When Shawn Askinosie left a successful law career and founded his bean-to-bar chocolate company in 2006, he set out to make a prize-winning product while helping developing-world farmers and their communities. Today he practices direct trade, meeting face-to-face with farmers to buy their cacao beans at above fair trade prices. And he returns each year to share 10 percent of his profits as well.  

“We literally open the books to the farmers, and they see all the expenses and profits,” Mr. Askinosie says. During his payday visits, equal parts celebration and business, Askinosie inspects the new cacao bean crop and discusses any problems with drying and fermenting that might affect the beans’ flavor. He brings chocolate bars packed in dry ice so that the farmers can sample them.

Many of the cacao bean farmers “had never tasted chocolate before we started the tasting parties,” Askinosie says.

Boosting farmers’ incomes is just one nibble of goodness spread by Askinosie, who also shepherds a group of high school students to Tanzania to learn about cocoa agronomy and social entrepreneurship.

Donita Cox, an English and psychology teacher at Springfield’s Central High School, has helped with the project, called Chocolate University, from the start.

“Shawn put the finding of the place [Tanzania] to buy chocolate [beans] into the hands of high school students. He shows great respect for their abilities,” Ms. Cox says. “The students investigated all aspects of the chocolate business and cocoa growing. We needed a country with no child labor, no slavery, and where it would be safe enough to travel with [our] students. He also wanted to find a farmer group led by a woman, which we found.”

In Tanzania and the Philippines, Askinosie and the students set up self-sustaining lunch programs that provide free lunches to about 2,000 students.

In the poverty-stricken Kyela region of southwestern Tanzania, farmers grow high-quality rice, which Askinosie buys. Parents of Mwaya Secondary School students harvest the rice, and students and teachers package it. The rice then hitches a ride with the cacao beans back to Missouri, where Askinosie sells it through his retail and online shops.

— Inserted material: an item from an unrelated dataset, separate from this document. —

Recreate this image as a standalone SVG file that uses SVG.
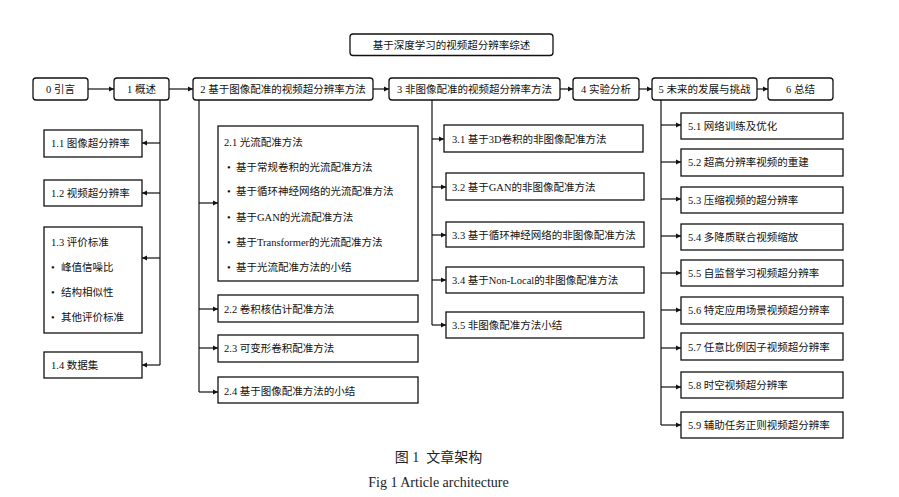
<svg xmlns="http://www.w3.org/2000/svg" width="899" height="497" viewBox="0 0 899 497">
<defs>
<style>
.t{font-family:"Liberation Serif","Noto Sans CJK SC",serif;font-size:10.5px;fill:#111;dominant-baseline:central}
.c{text-anchor:middle}
.rb{fill:#fff;stroke:#111;stroke-width:1.3}
.sb{fill:#fff;stroke:#111;stroke-width:1.3}
.ln{fill:none;stroke:#111;stroke-width:1.2}
.cap{font-family:"Liberation Serif","Noto Sans CJK SC",serif;font-size:14px;fill:#222;text-anchor:middle}
</style>
<marker id="ah" markerWidth="6" markerHeight="6" refX="5" refY="3" orient="auto" markerUnits="userSpaceOnUse">
<path d="M0,0.6 L5,3 L0,5.4 Z" fill="#111"/>
</marker>
</defs>
<rect width="899" height="497" fill="#fff"/>

<g id="connectors">
<path class="ln" marker-end="url(#ah)" d="M88,89 H114"/>
<path class="ln" marker-end="url(#ah)" d="M169,89 H193"/>
<path class="ln" marker-end="url(#ah)" d="M373,89 H389"/>
<path class="ln" marker-end="url(#ah)" d="M560,89 H573"/>
<path class="ln" marker-end="url(#ah)" d="M639,89 H652"/>
<path class="ln" marker-end="url(#ah)" d="M757,89 H768"/>

<path class="ln" d="M160,100 V365"/>
<path class="ln" marker-end="url(#ah)" d="M160,143 H142"/>
<path class="ln" marker-end="url(#ah)" d="M160,193 H142"/>
<path class="ln" marker-end="url(#ah)" d="M160,258 H142"/>
<path class="ln" marker-end="url(#ah)" d="M160,365 H142"/>

<path class="ln" d="M199,100 V392"/>
<path class="ln" marker-end="url(#ah)" d="M199,203 H218"/>
<path class="ln" marker-end="url(#ah)" d="M199,309 H218"/>
<path class="ln" marker-end="url(#ah)" d="M199,348 H218"/>
<path class="ln" marker-end="url(#ah)" d="M199,392 H218"/>

<path class="ln" d="M432,100 V325"/>
<path class="ln" marker-end="url(#ah)" d="M432,139 H444"/>
<path class="ln" marker-end="url(#ah)" d="M432,187 H446"/>
<path class="ln" marker-end="url(#ah)" d="M432,235 H446"/>
<path class="ln" marker-end="url(#ah)" d="M432,280 H446"/>
<path class="ln" marker-end="url(#ah)" d="M432,325 H446"/>

<path class="ln" d="M661,100 V425"/>
<path class="ln" marker-end="url(#ah)" d="M661,125 H681"/>
<path class="ln" marker-end="url(#ah)" d="M661,162 H681"/>
<path class="ln" marker-end="url(#ah)" d="M661,199 H681"/>
<path class="ln" marker-end="url(#ah)" d="M661,236 H681"/>
<path class="ln" marker-end="url(#ah)" d="M661,273 H681"/>
<path class="ln" marker-end="url(#ah)" d="M661,310 H681"/>
<path class="ln" marker-end="url(#ah)" d="M661,348 H681"/>
<path class="ln" marker-end="url(#ah)" d="M661,387 H681"/>
<path class="ln" marker-end="url(#ah)" d="M661,425 H681"/>
</g>

<g id="title"><rect class="rb" x="350" y="34" width="203" height="21.5" rx="3"/><text class="t c" x="451.5" y="45">基于深度学习的视频超分辨率综述</text></g>

<g id="n0"><rect class="rb" x="33" y="78" width="55" height="22" rx="3"/><text class="t c" x="60.5" y="89">0 引言</text></g>
<g id="n1"><rect class="rb" x="114" y="78" width="55" height="22" rx="3"/><text class="t c" x="141.5" y="89">1 概述</text></g>
<g id="n2"><rect class="rb" x="193" y="78" width="180" height="22" rx="3"/><text class="t c" x="283" y="89">2 基于图像配准的视频超分辨率方法</text></g>
<g id="n3"><rect class="rb" x="389" y="78" width="171" height="22" rx="3"/><text class="t c" x="474.5" y="89">3 非图像配准的视频超分辨率方法</text></g>
<g id="n4"><rect class="rb" x="573" y="78" width="66" height="22" rx="3"/><text class="t c" x="606" y="89">4 实验分析</text></g>
<g id="n5"><rect class="rb" x="652" y="78" width="105" height="22" rx="3"/><text class="t c" x="704.5" y="89">5 未来的发展与挑战</text></g>
<g id="n6"><rect class="rb" x="768" y="78" width="65" height="22" rx="3"/><text class="t c" x="800.5" y="89">6 总结</text></g>

<g id="n1_1"><rect class="sb" x="44" y="130" width="98" height="27"/><text class="t" x="51" y="143.5">1.1 图像超分辨率</text></g>
<g id="n1_2"><rect class="sb" x="44" y="180" width="98" height="26"/><text class="t" x="51" y="193">1.2 视频超分辨率</text></g>
<g id="n1_3"><rect class="sb" x="44" y="227" width="98" height="106"/>
<text class="t" x="51" y="242">1.3 评价标准</text>
<text class="t" x="51" y="267">•</text><text class="t" x="61" y="267">峰值信噪比</text>
<text class="t" x="51" y="292">•</text><text class="t" x="61" y="292">结构相似性</text>
<text class="t" x="51" y="317">•</text><text class="t" x="61" y="317">其他评价标准</text></g>
<g id="n1_4"><rect class="sb" x="44" y="352" width="98" height="26"/><text class="t" x="51" y="365">1.4 数据集</text></g>

<g id="n2_1"><rect class="sb" x="218" y="126" width="200" height="155"/>
<text class="t" x="224" y="142">2.1 光流配准方法</text>
<text class="t" x="227" y="167">•</text><text class="t" x="236" y="167">基于常规卷积的光流配准方法</text>
<text class="t" x="227" y="191">•</text><text class="t" x="236" y="191">基于循环神经网络的光流配准方法</text>
<text class="t" x="227" y="217">•</text><text class="t" x="236" y="217">基于GAN的光流配准方法</text>
<text class="t" x="227" y="242">•</text><text class="t" x="236" y="242">基于Transformer的光流配准方法</text>
<text class="t" x="227" y="267">•</text><text class="t" x="236" y="267">基于光流配准方法的小结</text></g>
<g id="n2_2"><rect class="sb" x="218" y="295" width="200" height="27"/><text class="t" x="224" y="309">2.2 卷积核估计配准方法</text></g>
<g id="n2_3"><rect class="sb" x="218" y="335" width="200" height="27"/><text class="t" x="224" y="348">2.3 可变形卷积配准方法</text></g>
<g id="n2_4"><rect class="sb" x="218" y="377" width="200" height="26"/><text class="t" x="224" y="391">2.4 基于图像配准方法的小结</text></g>

<g id="n3_1"><rect class="sb" x="444" y="125" width="199" height="27"/><text class="t" x="452" y="139">3.1 基于3D卷积的非图像配准方法</text></g>
<g id="n3_2"><rect class="sb" x="446" y="173" width="198" height="27"/><text class="t" x="452" y="187">3.2 基于GAN的非图像配准方法</text></g>
<g id="n3_3"><rect class="sb" x="446" y="222" width="198" height="25"/><text class="t" x="452" y="235">3.3 基于循环神经网络的非图像配准方法</text></g>
<g id="n3_4"><rect class="sb" x="446" y="267" width="198" height="26"/><text class="t" x="452" y="280">3.4 基于Non-Local的非图像配准方法</text></g>
<g id="n3_5"><rect class="sb" x="446" y="312" width="198" height="26"/><text class="t" x="452" y="325">3.5 非图像配准方法小结</text></g>

<g id="n5_1"><rect class="sb" x="681" y="113" width="162" height="26"/><text class="t" x="688" y="126">5.1 网络训练及优化</text></g>
<g id="n5_2"><rect class="sb" x="681" y="149" width="162" height="27"/><text class="t" x="688" y="162">5.2 超高分辨率视频的重建</text></g>
<g id="n5_3"><rect class="sb" x="681" y="187" width="162" height="26"/><text class="t" x="688" y="200">5.3 压缩视频的超分辨率</text></g>
<g id="n5_4"><rect class="sb" x="681" y="224" width="162" height="26"/><text class="t" x="688" y="237">5.4 多降质联合视频缩放</text></g>
<g id="n5_5"><rect class="sb" x="681" y="260" width="162" height="26"/><text class="t" x="688" y="273">5.5 自监督学习视频超分辨率</text></g>
<g id="n5_6"><rect class="sb" x="681" y="297" width="162" height="27"/><text class="t" x="688" y="310">5.6 特定应用场景视频超分辨率</text></g>
<g id="n5_7"><rect class="sb" x="681" y="333" width="162" height="27"/><text class="t" x="688" y="347">5.7 任意比例因子视频超分辨率</text></g>
<g id="n5_8"><rect class="sb" x="681" y="372" width="162" height="26"/><text class="t" x="688" y="385">5.8 时空视频超分辨率</text></g>
<g id="n5_9"><rect class="sb" x="681" y="412" width="162" height="26"/><text class="t" x="688" y="425">5.9 辅助任务正则视频超分辨率</text></g>

<g id="caption">
<text class="cap" x="438.5" y="462">图 1&#160;&#160;文章架构</text>
<text class="cap" x="438.5" y="487">Fig 1 Article architecture</text>
</g>
</svg>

Every cent earned is returned to the lunch program.

In Kyela, many students eat only one meal a day so the free school lunches are essential, says Daudi Msseemmaa, who manages the lunch program.

“Shawn loves that the lunch program isn’t aid, but business,” he says. “It’s a model that uses the rice’s high profit margin for the good of 650 students at Mwaya Secondary School.

“Shawn goes all in – he invests his heart and his mind and his business into improving people’s lives here,” he adds.

Askinosie also funded a deepwater well for the village of Tenende, Tanzania, and textbooks, laptops, and generators for the school. Closer to home, Askinosie funded a computer lab at Missouri Hotel, a homeless shelter a block away from his chocolate factory where as many as 80 children live. He had located the business in a run-down area of Springfield so he could serve local needs.

Today more than 800 specialty shops sell Askinosie Chocolate, and it has won multiple awards.

Askinosie is often a guest speaker for groups around the world, sharing the story of his unusual open-book business practices and social responsibility.

“I don’t care what the size of your company is, you can make a difference,” he says. “We’re small, but the community development work we do is life-changing.”